Necesito dormir, como duerme la
ciudad cuando nadie la ve.
— Jack Kerouac, Lonesome Traveler
Diarios III
He vuelto a ti y he vuelto a
nosotros, a los desayunos enfrente del mar. En el salón siempre hay conchas de
mar y sofás blancos y nosotros nos tumbamos intentando buscar el mar por la
ventana. Que ruje. Que lo veo en tus ojos tristes, que las olas me invaden y te
miro y somos un mar enorme lleno de vida. También volví a tu casa después de
mucho tiempo. Entre, repasé cada mueble, que caprichosa la memoria, había
olvidado que habías reformado tu habitación. Todo era nuevo. Todo estaba en
otro sitio. Pero aquel colchón lleno de recuerdos seguía donde siempre dándole
sentido al resto. No había fotografías, los álbumes, desaparecieron después del
desastre. Tengo que llenar esto de vida.
Aquella tarde volví a ver a mi
padre apoyado en la barra del bar en tus ojos. La misma voz, los mismos gestos,
el mismo destino. Temí y volví a ser la niña indefensa pero saqué fuerza y te
dije, no hagas esto, no es bueno. Después me fui a casa sabiendo que hay cosas
que nunca cambiarán.
En el avión de ida, me asombró el
desfile de pies descalzos en el aeropuerto y como todo el mundo parecía
perdido, pero todos sabían a donde iban. La vida era ese desfile de ida y
vuelta y los aviones despegando. En el de vuelta, mis maletas aparecieron solas
en la cinta transportadora. Todo lo que tenía. Girando sin parar.

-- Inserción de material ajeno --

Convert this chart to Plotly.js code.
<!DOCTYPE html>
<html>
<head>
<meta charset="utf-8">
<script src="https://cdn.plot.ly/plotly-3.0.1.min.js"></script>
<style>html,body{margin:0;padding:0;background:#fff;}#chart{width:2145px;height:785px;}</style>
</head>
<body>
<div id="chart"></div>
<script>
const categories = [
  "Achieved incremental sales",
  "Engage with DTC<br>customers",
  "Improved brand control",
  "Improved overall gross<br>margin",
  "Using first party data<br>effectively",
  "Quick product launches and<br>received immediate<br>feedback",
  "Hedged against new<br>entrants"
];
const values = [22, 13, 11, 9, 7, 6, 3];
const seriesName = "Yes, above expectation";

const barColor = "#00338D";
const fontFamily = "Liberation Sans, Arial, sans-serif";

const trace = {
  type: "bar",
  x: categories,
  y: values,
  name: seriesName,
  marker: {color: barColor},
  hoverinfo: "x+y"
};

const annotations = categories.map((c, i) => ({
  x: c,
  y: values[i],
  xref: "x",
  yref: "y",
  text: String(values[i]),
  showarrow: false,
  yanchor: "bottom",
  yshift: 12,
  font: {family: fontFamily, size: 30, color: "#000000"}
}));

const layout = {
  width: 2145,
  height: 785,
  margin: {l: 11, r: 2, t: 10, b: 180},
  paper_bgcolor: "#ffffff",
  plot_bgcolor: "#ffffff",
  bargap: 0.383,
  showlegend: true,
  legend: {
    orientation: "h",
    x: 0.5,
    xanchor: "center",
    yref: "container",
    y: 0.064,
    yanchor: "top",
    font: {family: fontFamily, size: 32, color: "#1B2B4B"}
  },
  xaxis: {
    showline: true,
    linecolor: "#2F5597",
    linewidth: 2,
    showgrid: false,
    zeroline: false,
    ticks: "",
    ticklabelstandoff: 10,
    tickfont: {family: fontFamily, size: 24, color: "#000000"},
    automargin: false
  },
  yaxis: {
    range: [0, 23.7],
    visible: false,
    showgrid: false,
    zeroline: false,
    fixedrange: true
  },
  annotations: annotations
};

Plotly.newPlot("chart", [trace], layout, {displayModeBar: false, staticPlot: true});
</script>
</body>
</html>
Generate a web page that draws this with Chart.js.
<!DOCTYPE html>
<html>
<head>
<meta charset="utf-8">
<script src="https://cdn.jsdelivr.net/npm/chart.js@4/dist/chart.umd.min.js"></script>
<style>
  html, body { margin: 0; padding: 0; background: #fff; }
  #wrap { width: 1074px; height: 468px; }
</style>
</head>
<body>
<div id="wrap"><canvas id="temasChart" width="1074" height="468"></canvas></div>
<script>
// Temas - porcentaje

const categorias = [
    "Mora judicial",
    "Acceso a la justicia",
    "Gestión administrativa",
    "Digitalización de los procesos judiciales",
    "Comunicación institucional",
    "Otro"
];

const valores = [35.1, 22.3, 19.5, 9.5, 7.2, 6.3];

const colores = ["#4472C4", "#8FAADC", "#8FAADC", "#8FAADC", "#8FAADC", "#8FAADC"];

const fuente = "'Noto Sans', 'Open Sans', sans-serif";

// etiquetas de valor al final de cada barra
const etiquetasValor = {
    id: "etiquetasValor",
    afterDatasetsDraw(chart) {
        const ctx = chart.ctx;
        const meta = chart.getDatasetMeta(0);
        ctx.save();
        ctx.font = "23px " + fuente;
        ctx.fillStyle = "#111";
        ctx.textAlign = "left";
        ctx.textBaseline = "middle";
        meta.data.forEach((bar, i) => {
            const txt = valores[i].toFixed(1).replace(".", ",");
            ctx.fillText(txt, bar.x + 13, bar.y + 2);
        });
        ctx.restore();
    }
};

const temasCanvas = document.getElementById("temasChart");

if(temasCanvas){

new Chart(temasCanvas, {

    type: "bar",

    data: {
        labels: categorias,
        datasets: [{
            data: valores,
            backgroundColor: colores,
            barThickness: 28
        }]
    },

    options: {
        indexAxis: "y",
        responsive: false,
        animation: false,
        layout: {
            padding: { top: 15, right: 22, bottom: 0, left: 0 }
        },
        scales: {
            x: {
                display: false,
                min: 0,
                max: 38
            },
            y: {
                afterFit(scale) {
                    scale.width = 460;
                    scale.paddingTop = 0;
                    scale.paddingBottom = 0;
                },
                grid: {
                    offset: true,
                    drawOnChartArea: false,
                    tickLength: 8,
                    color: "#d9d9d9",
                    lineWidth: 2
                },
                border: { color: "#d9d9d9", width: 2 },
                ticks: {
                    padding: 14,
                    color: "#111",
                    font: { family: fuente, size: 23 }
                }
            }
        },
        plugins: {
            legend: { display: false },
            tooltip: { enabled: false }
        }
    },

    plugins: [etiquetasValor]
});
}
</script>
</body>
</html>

La última noche que pasamos
juntos no dejé de abrazarte y por mi cabeza pasaba todo el rato el pensamiento
de que sería la última vez. Aún lo sigo teniendo.
Esta mañana tomé un café y volví
a escribir a mano en una libreta vieja. Escribí: “Hubo una vez que brillé de
felicidad, estaba en una casa vieja con las paredes sucias. Todo estaba en
orden. Tengo ganas de gritar y tengo miedo a equivocarme. Estoy leyendo sobre
la muerte y fuera los transeúntes caminan ajenos al futuro. En esta casa hace
tanto calor que estoy deseando salir para que el frío me despierte.”